** START Available data **

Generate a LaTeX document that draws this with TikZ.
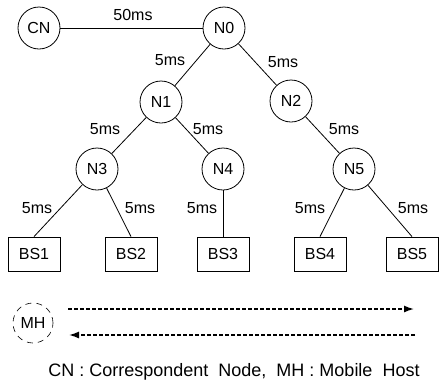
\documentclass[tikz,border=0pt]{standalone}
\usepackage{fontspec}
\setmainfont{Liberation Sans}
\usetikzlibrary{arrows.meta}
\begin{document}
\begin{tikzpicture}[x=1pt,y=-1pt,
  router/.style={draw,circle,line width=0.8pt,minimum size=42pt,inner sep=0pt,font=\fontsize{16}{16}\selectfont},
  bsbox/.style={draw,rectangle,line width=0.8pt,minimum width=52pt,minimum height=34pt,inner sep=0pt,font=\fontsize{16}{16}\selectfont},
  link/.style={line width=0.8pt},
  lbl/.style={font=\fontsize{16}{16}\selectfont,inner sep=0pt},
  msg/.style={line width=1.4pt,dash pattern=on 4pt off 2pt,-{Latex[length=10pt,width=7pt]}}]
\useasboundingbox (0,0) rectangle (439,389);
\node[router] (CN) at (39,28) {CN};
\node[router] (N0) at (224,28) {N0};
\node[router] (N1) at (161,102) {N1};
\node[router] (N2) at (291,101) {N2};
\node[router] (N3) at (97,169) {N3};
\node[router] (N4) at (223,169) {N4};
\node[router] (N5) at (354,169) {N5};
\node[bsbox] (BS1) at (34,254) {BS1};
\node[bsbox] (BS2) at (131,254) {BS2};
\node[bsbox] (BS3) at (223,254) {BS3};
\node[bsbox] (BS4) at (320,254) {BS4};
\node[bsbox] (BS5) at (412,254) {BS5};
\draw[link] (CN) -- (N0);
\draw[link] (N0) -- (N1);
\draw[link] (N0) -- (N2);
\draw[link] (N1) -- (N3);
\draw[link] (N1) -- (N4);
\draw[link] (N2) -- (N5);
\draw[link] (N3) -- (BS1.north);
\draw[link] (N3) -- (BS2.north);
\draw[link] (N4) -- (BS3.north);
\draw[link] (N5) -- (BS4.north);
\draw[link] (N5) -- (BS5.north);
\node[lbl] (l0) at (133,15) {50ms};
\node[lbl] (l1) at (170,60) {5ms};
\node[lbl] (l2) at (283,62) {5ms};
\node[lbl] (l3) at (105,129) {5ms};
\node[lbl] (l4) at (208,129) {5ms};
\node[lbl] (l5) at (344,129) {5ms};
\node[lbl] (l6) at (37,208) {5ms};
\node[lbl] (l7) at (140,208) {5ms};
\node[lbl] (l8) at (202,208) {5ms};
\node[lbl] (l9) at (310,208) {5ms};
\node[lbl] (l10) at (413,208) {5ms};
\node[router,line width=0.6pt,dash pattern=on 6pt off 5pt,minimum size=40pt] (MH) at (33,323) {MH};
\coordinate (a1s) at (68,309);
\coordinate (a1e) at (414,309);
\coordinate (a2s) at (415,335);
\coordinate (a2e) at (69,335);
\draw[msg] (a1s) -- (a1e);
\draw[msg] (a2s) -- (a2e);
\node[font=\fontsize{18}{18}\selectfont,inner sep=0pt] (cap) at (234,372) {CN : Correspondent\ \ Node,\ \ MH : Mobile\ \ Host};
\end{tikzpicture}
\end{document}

** END Available data **

What you are asked to do
Using the material above, return every line exactly as it appears, minus the pictures.

Solution to the exercise
Generate a LaTeX document that draws this with TikZ.
\documentclass[tikz,border=0pt]{standalone}
\usepackage{fontspec}
\setmainfont{Liberation Sans}
\usetikzlibrary{arrows.meta}
\begin{document}
\begin{tikzpicture}[x=1pt,y=-1pt,
  router/.style={draw,circle,line width=0.8pt,minimum size=42pt,inner sep=0pt,font=\fontsize{16}{16}\selectfont},
  bsbox/.style={draw,rectangle,line width=0.8pt,minimum width=52pt,minimum height=34pt,inner sep=0pt,font=\fontsize{16}{16}\selectfont},
  link/.style={line width=0.8pt},
  lbl/.style={font=\fontsize{16}{16}\selectfont,inner sep=0pt},
  msg/.style={line width=1.4pt,dash pattern=on 4pt off 2pt,-{Latex[length=10pt,width=7pt]}}]
\useasboundingbox (0,0) rectangle (439,389);
\node[router] (CN) at (39,28) {CN};
\node[router] (N0) at (224,28) {N0};
\node[router] (N1) at (161,102) {N1};
\node[router] (N2) at (291,101) {N2};
\node[router] (N3) at (97,169) {N3};
\node[router] (N4) at (223,169) {N4};
\node[router] (N5) at (354,169) {N5};
\node[bsbox] (BS1) at (34,254) {BS1};
\node[bsbox] (BS2) at (131,254) {BS2};
\node[bsbox] (BS3) at (223,254) {BS3};
\node[bsbox] (BS4) at (320,254) {BS4};
\node[bsbox] (BS5) at (412,254) {BS5};
\draw[link] (CN) -- (N0);
\draw[link] (N0) -- (N1);
\draw[link] (N0) -- (N2);
\draw[link] (N1) -- (N3);
\draw[link] (N1) -- (N4);
\draw[link] (N2) -- (N5);
\draw[link] (N3) -- (BS1.north);
\draw[link] (N3) -- (BS2.north);
\draw[link] (N4) -- (BS3.north);
\draw[link] (N5) -- (BS4.north);
\draw[link] (N5) -- (BS5.north);
\node[lbl] (l0) at (133,15) {50ms};
\node[lbl] (l1) at (170,60) {5ms};
\node[lbl] (l2) at (283,62) {5ms};
\node[lbl] (l3) at (105,129) {5ms};
\node[lbl] (l4) at (208,129) {5ms};
\node[lbl] (l5) at (344,129) {5ms};
\node[lbl] (l6) at (37,208) {5ms};
\node[lbl] (l7) at (140,208) {5ms};
\node[lbl] (l8) at (202,208) {5ms};
\node[lbl] (l9) at (310,208) {5ms};
\node[lbl] (l10) at (413,208) {5ms};
\node[router,line width=0.6pt,dash pattern=on 6pt off 5pt,minimum size=40pt] (MH) at (33,323) {MH};
\coordinate (a1s) at (68,309);
\coordinate (a1e) at (414,309);
\coordinate (a2s) at (415,335);
\coordinate (a2e) at (69,335);
\draw[msg] (a1s) -- (a1e);
\draw[msg] (a2s) -- (a2e);
\node[font=\fontsize{18}{18}\selectfont,inner sep=0pt] (cap) at (234,372) {CN : Correspondent\ \ Node,\ \ MH : Mobile\ \ Host};
\end{tikzpicture}
\end{document}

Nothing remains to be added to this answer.